No domingo (24), a Fundação Iberê Camargo promoverá uma sessão especial do longa-metragem mudo Um Homem com uma Câmera, de Dziga Vertov. Mudo, o clássico do cinema russo (clique aqui para ler artigo sobre o filme) será exibido às 16h, com entrada gratuita e trilha sonora composta especialmente para a ocasião e executada ao vivo por Vagner Cunha – com participação de Ernesto Fagundes –, com quem conversamos sobre seu processo de criação.
Como vai ser sua interpretação sonora desse filme que é um dos clássicos do cinema?
É uma trilha inédita, composta especialmente para a sessão. Como é um trabalho muito complexo para ser executado por uma pessoa só, tem uma camada inteira de som que é pré-gravada com instrumentos orquestrais e percussões africanas e asiáticas, e outra executada ao vivo por mim e pelo Ernesto Fagundes, no violino e no bombo.
Como foi o processo de criação da trilha? Quantas vezes você assistiu ao filme para "entrar no clima"?

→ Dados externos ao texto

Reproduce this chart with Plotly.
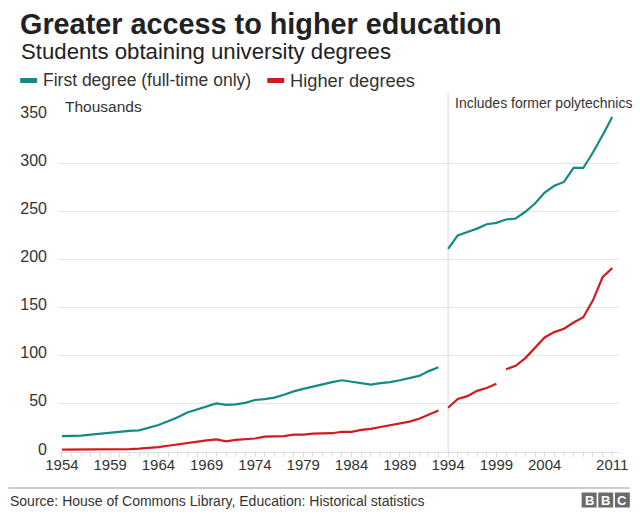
import plotly.graph_objects as go

years = list(range(1954, 2012))

first_degree = [
    16.5, 16.5, 17, 18, 19, 20.5, 21, 22, 22.5, 25,
    28, 32, 36, 41, 44, 47, 50.5, 49, 49.5, 51,
    54, 55, 56.5, 59.5, 63, 65.5, 68, 70.5, 72.5, 74.5,
    73, 71.5, 70, 71.5, 72.5, 74.5, 76.5, 79, 84, 88,
    211, 225, 228.5, 232, 236.5, 238, 241.5, 242.5, 249.5, 258,
    269.5, 276.5, 280.5, 295, 295, 311, 329, 348,
]
higher_degrees = [
    2.5, 2.5, 2.5, 2.5, 2.5, 2.5, 2.5, 3, 3.5, 4,
    5, 6.5, 8, 9.5, 11, 12, 13, 11, 12.5, 13,
    14, 16, 16, 16.5, 18, 18, 19, 19.5, 19.5, 21,
    21, 23, 24, 26, 28, 30, 31.5, 34.5, 38.5, 43,
    46, 55, 58, 63.5, 66.5, 71, 86, 89.5, 97.5, 108.5,
    119, 124.5, 128, 134.5, 140, 157.5, 181.5, 191,
]
first_breaks = [1993]
higher_breaks = [1993, 1999]

tick_years = [1954, 1959, 1964, 1969, 1974, 1979, 1984, 1989, 1994, 1999, 2004, 2011]
tick_labels = [str(y) for y in tick_years]
y_ticks = [0, 50, 100, 150, 200, 250, 300, 350]

series_names = ["First degree (full-time only)", "Higher degrees"]
TEAL = "#128a86"
RED = "#d11a22"
FONT = "Liberation Sans, Arial, sans-serif"

W, H = 640, 520
L, R, T, B = 59, 19, 115, 68
PW, PH = W - L - R, H - T - B


def px(x):
    return (x - L) / PW


def py(y):
    return (H - B - y) / PH


def segments(xs, ys, breaks):
    segs, cx, cy = [], [], []
    for x, y in zip(xs, ys):
        cx.append(x)
        cy.append(y)
        if x in breaks:
            segs.append((cx, cy))
            cx, cy = [], []
    if cx:
        segs.append((cx, cy))
    return segs


fig = go.Figure()
for vals, brks, col, name in [
    (first_degree, first_breaks, TEAL, series_names[0]),
    (higher_degrees, higher_breaks, RED, series_names[1]),
]:
    for sx, sy in segments(years, vals, brks):
        fig.add_trace(go.Scatter(
            x=sx, y=sy, mode="lines", name=name, showlegend=False,
            line=dict(color=col, width=2.2), hoverinfo="skip",
        ))

shapes = [
    # 1994 divider
    dict(type="line", xref="x", yref="paper", x0=1994, x1=1994,
         y0=0, y1=py(92), line=dict(color="#d9d9d9", width=1), layer="below"),
    # legend swatches
    dict(type="rect", xref="paper", yref="paper", x0=px(20), x1=px(37),
         y0=py(83), y1=py(78), fillcolor=TEAL, line=dict(width=0)),
    dict(type="rect", xref="paper", yref="paper", x0=px(268), x1=px(285),
         y0=py(83), y1=py(78), fillcolor=RED, line=dict(width=0)),
    # footer separator
    dict(type="line", xref="paper", yref="paper", x0=px(8), x1=px(632),
         y0=py(488), y1=py(488), line=dict(color="#bbbbbb", width=1.5)),
]
annotations = [
    dict(text="<b>Greater access to higher education</b>", x=px(18), y=py(24),
         xanchor="left", yanchor="middle", font=dict(size=28.8, color="#222222")),
    dict(text="Students obtaining university degrees", x=px(19), y=py(51),
         xanchor="left", yanchor="middle", font=dict(size=22.2, color="#222222")),
    dict(text=series_names[0], x=px(41), y=py(80),
         xanchor="left", yanchor="middle", font=dict(size=17.5, color="#333333")),
    dict(text=series_names[1], x=px(289), y=py(80),
         xanchor="left", yanchor="middle", font=dict(size=18.3, color="#333333")),
    dict(text="Thousands", x=px(63), y=py(106),
         xanchor="left", yanchor="middle", font=dict(size=15.5, color="#333333")),
    dict(text="Includes former polytechnics", x=px(454), y=py(103),
         xanchor="left", yanchor="middle", font=dict(size=14, color="#333333")),
    dict(text="Source: House of Commons Library, Education: Historical statistics",
         x=px(8), y=py(501), xanchor="left", yanchor="middle",
         font=dict(size=14, color="#333333")),
]
# BBC logo blocks
for i, letter in enumerate(["B", "B", "C"]):
    x0 = 583.5 + i * 16.7
    shapes.append(dict(type="rect", xref="paper", yref="paper",
                       x0=px(x0), x1=px(x0 + 15), y0=py(507.5), y1=py(492.5),
                       fillcolor="#6b6b6b", line=dict(width=0)))
    annotations.append(dict(text="<b>%s</b>" % letter, x=px(x0 + 7.5), y=py(500.5),
                            xanchor="center", yanchor="middle",
                            font=dict(size=13, color="white")))

for a in annotations:
    a.update(xref="paper", yref="paper", showarrow=False)

fig.update_layout(
    width=W, height=H, autosize=False,
    margin=dict(l=L, r=R, t=T, b=B, pad=0),
    paper_bgcolor="white", plot_bgcolor="white",
    font=dict(family=FONT, color="#333333"),
    shapes=shapes, annotations=annotations,
    showlegend=False, hovermode=False,
    xaxis=dict(
        range=[1953.7, 2011.7], tickvals=tick_years, ticktext=tick_labels,
        showgrid=False, zeroline=False, showline=True, linecolor="#dddddd",
        linewidth=1, ticks="outside", ticklen=4, tickcolor="#dddddd",
        tickfont=dict(size=15, color="#333333"),
        ticklabelstandoff=-5,
        minor=dict(tick0=1954, dtick=1, ticks="outside", ticklen=4,
                   tickcolor="#dddddd", showgrid=False),
    ),
    yaxis=dict(
        range=[0, 350], tickvals=y_ticks, showgrid=True, gridcolor="#e3e3e3",
        gridwidth=1, zeroline=False, showline=False, ticks="",
        tickfont=dict(size=16, color="#333333"),
        ticklabelstandoff=11, ticklabelshift=-3,
    ),
)

fig.write_html(
    "out.html",
    config={"displayModeBar": False, "staticPlot": True},
    post_script="document.body.style.margin='0';document.body.style.padding='0';",
)
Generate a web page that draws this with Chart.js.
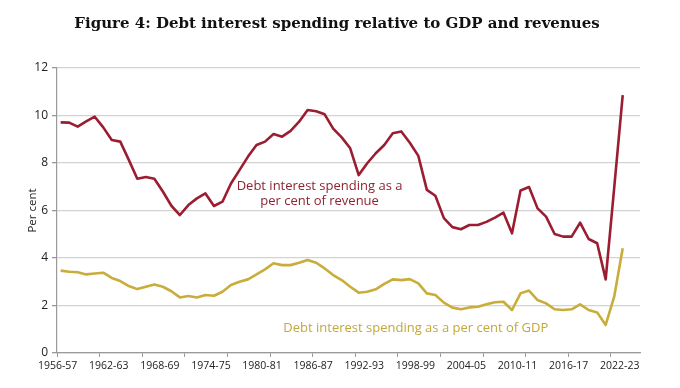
<!DOCTYPE html>
<html>
<head>
<meta charset="utf-8">
<script src="https://cdn.jsdelivr.net/npm/chart.js@4.4.1/dist/chart.umd.min.js"></script>
<style>
  body { margin: 0; background: #fff; }
  #wrap { width: 680px; height: 388px; }
</style>
</head>
<body>
<div id="wrap"><canvas id="debtChart" width="680" height="388"></canvas></div>
<script>
const years = [
  '1956-57','1957-58','1958-59','1959-60','1960-61','1961-62','1962-63','1963-64','1964-65','1965-66',
  '1966-67','1967-68','1968-69','1969-70','1970-71','1971-72','1972-73','1973-74','1974-75','1975-76',
  '1976-77','1977-78','1978-79','1979-80','1980-81','1981-82','1982-83','1983-84','1984-85','1985-86',
  '1986-87','1987-88','1988-89','1989-90','1990-91','1991-92','1992-93','1993-94','1994-95','1995-96',
  '1996-97','1997-98','1998-99','1999-00','2000-01','2001-02','2002-03','2003-04','2004-05','2005-06',
  '2006-07','2007-08','2008-09','2009-10','2010-11','2011-12','2012-13','2013-14','2014-15','2015-16',
  '2016-17','2017-18','2018-19','2019-20','2020-21','2021-22','2022-23'
];

// debt interest spending, % of revenue
const pctRevenue = [
  9.71, 9.70, 9.53, 9.75, 9.95, 9.50, 8.97, 8.90, 8.13, 7.34,
  7.41, 7.34, 6.80, 6.20, 5.81, 6.23, 6.51, 6.72, 6.19, 6.37,
  7.14, 7.70, 8.27, 8.76, 8.90, 9.22, 9.11, 9.35, 9.74, 10.23,
  10.18, 10.05, 9.45, 9.08, 8.62, 7.49, 7.99, 8.41, 8.76, 9.25,
  9.33, 8.85, 8.30, 6.87, 6.62, 5.68, 5.30, 5.21, 5.39, 5.39,
  5.52, 5.70, 5.91, 5.04, 6.84, 6.99, 6.09, 5.74, 5.01, 4.90,
  4.90, 5.49, 4.80, 4.62, 3.10, 6.95, 10.86
];

// debt interest spending, % of GDP
const pctGDP = [
  3.47, 3.42, 3.40, 3.31, 3.35, 3.38, 3.16, 3.03, 2.82, 2.69,
  2.79, 2.88, 2.79, 2.60, 2.34, 2.40, 2.34, 2.44, 2.41, 2.58,
  2.86, 3.00, 3.10, 3.31, 3.52, 3.78, 3.70, 3.70, 3.80, 3.92,
  3.80, 3.56, 3.28, 3.07, 2.79, 2.54, 2.58, 2.68, 2.91, 3.10,
  3.07, 3.11, 2.93, 2.51, 2.44, 2.12, 1.91, 1.84, 1.92, 1.95,
  2.05, 2.14, 2.16, 1.81, 2.51, 2.63, 2.23, 2.09, 1.84, 1.81,
  1.84, 2.05, 1.81, 1.71, 1.18, 2.37, 4.41
];

const yTicks = [0, 2, 4, 6, 8, 10, 12];

const RED = '#9b1d31';
const GOLD = '#c9ad3b';
const FONT = 'Open Sans';

const titleText = 'Figure 4: Debt interest spending relative to GDP and revenues';

// in-chart labels, placed in data units
const notes = [
  { lines: ['Debt interest spending as a', 'per cent of revenue'], x: 30.4, y: 7.0, color: '#8e2233' },
  { lines: ['Debt interest spending as a per cent of GDP'], x: 41.7, y: 1.05, color: '#c2a83c' }
];

const textPlugin = {
  id: 'texts',
  afterDraw(chart) {
    const ctx = chart.ctx;
    const xs = chart.scales.x, ys = chart.scales.y;
    ctx.save();
    ctx.textAlign = 'center';
    ctx.textBaseline = 'alphabetic';
    ctx.fillStyle = '#111';
    ctx.font = 'bold 15px "DejaVu Serif"';
    ctx.fillText(titleText, 337, 27.5);

    ctx.textBaseline = 'middle';
    ctx.font = '13px "' + FONT + '"';
    notes.forEach(n => {
      ctx.fillStyle = n.color;
      const px = xs.getPixelForValue(n.x);
      const py = ys.getPixelForValue(n.y);
      n.lines.forEach((l, i) => ctx.fillText(l, px, py + i * 15));
    });
    ctx.restore();
  }
};

const toPoints = arr => arr.map((v, i) => ({ x: i, y: v }));

new Chart(document.getElementById('debtChart'), {
  type: 'line',
  data: {
    datasets: [
      {
        label: 'Debt interest spending as a per cent of revenue',
        data: toPoints(pctRevenue),
        borderColor: RED,
        borderWidth: 2.6,
        pointRadius: 0,
        tension: 0,
        borderJoinStyle: 'round'
      },
      {
        label: 'Debt interest spending as a per cent of GDP',
        data: toPoints(pctGDP),
        borderColor: GOLD,
        borderWidth: 2.6,
        pointRadius: 0,
        tension: 0,
        borderJoinStyle: 'round'
      }
    ]
  },
  options: {
    responsive: false,
    animation: false,
    layout: { padding: { left: 12, right: 40, top: 68, bottom: 0 } },
    plugins: {
      legend: { display: false },
      title: { display: false },
      tooltip: { enabled: false }
    },
    scales: {
      x: {
        type: 'linear',
        min: -0.43,
        max: 68.03,
        afterBuildTicks(scale) {
          const t = [];
          for (let v = -0.4; v < 68; v += 5) t.push({ value: v, mark: true });
          for (let i = 0; i < years.length; i += 6) t.push({ value: i });
          t.sort((a, b) => a.value - b.value);
          scale.ticks = t;
        },
        afterFit(scale) { scale.height = 35; },
        ticks: {
          autoSkip: false,
          maxRotation: 0,
          labelOffset: -3,
          padding: 3,
          color: '#222',
          font: { family: FONT, size: 10.5 },
          callback: (v, idx, ticks) => ticks[idx].mark ? '' : years[Math.round(v)]
        },
        grid: {
          drawOnChartArea: false,
          tickLength: 4,
          tickColor: c => (c.tick && c.tick.mark) ? '#999' : 'rgba(0,0,0,0)'
        },
        border: { color: '#999', width: 1.2 }
      },
      y: {
        min: 0,
        max: 12,
        afterBuildTicks(scale) { scale.ticks = yTicks.map(v => ({ value: v })); },
        afterFit(scale) { scale.width = 45; },
        ticks: { padding: 4, color: '#222', font: { family: FONT, size: 12 } },
        grid: { color: '#d3d3d3', lineWidth: 1.3, tickLength: 5, tickColor: '#999' },
        border: { color: '#999', width: 1.2 },
        title: {
          display: true,
          text: 'Per cent',
          color: '#222',
          font: { family: FONT, size: 11.5 },
          padding: { top: 14, bottom: 0 }
        }
      }
    }
  },
  plugins: [textPlugin]
});
</script>
</body>
</html>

Eu conhecia o filme, mas nunca tinha visto. Assisti algumas vezes durante duas semanas, totalmente no silêncio e depois eu abri uma sessão com uma partitura e preenchi alguns pontos-chave do filme. Porque, na verdade, quando tu faz uma música, tu dá um ritmo diferente pro filme. Eu tentei seguir ao máximo o ritmo que o Vertov indica no filme.
Você ouviu muitas outras versões de trilha para o filme antes de fazer a sua?
Não, eu ouvi tentando achar alguma que fosse mais próxima ao que ele tivesse concebido, mas não encontrei.
Esse filme já ganhou diferentes trilhas sonoras ao longos dos séculos 20 e 21. Tem alguma que mereça destaque?
Nenhuma. As que eu ouvi eram muito desconectadas da maneira como eu vejo o filme. É realmente difícil que eu ache alguma que feche, porque eu construí minha versão, minha ideia, no silêncio, antes de conhecer o filme com música.
Como você pensou esse conceito? Que tipo de dinâmica é preciso criar para que a trilha fique em harmonia com um filme mudo que tem no revolucionário impacto visual seu grande reconhecimento histórico?
Eu tentei estabelecer uma relação do homem com a máquina naquela época, que é relativamente parecida com a relação que temos hoje. Mesmo depois de 90 anos, aquele filme parece muito atual, fala muito de hoje em dia. E eu tentei extrair a poética dessa relação do homem com a máquina e do homem com o homem.
Você acha que é a imagem que dita o ritmo da trilha ou a trilha pode tomar um caminho separado e dar outra significação ao filme?
A imagem é muito forte e a trilha não pode estar acima da imagem. Eu tento ser coadjuvante na história. Não posso ser protagonista de um filme que é tão forte. Eu preciso estar a serviço da imagem.
Como você conjuga os momentos de discrição e os de mais ressonância, por exemplo? Como se constrói essa narrativa sonora?
Eu sou muito intuitivo. Vendo o filme, eu entendi o ritmo que eu queria, porque o problema de se construir uma trilha sonora não é melódico nem harmônico, é rítmico. É um filme de uma hora e 10 minutos em que eu preciso segurar a atenção das pessoas. Então eu não posso ser monótono, mas também não posso gastar toda a minha munição nos 10 primeiros minutos. Então eu tenho que ser muito econômico. A economia talvez seja a resposta para a sua pergunta.
Você já tinha feito trabalhos parecidos antes?
Já fiz muito trabalho com cinema, mas é a primeira vez que crio uma trilha para um filme já consagrado. Eu tô encantado, pra mim foi uma oportunidade incrível. Mas claro que é complicado, é uma responsabilidade.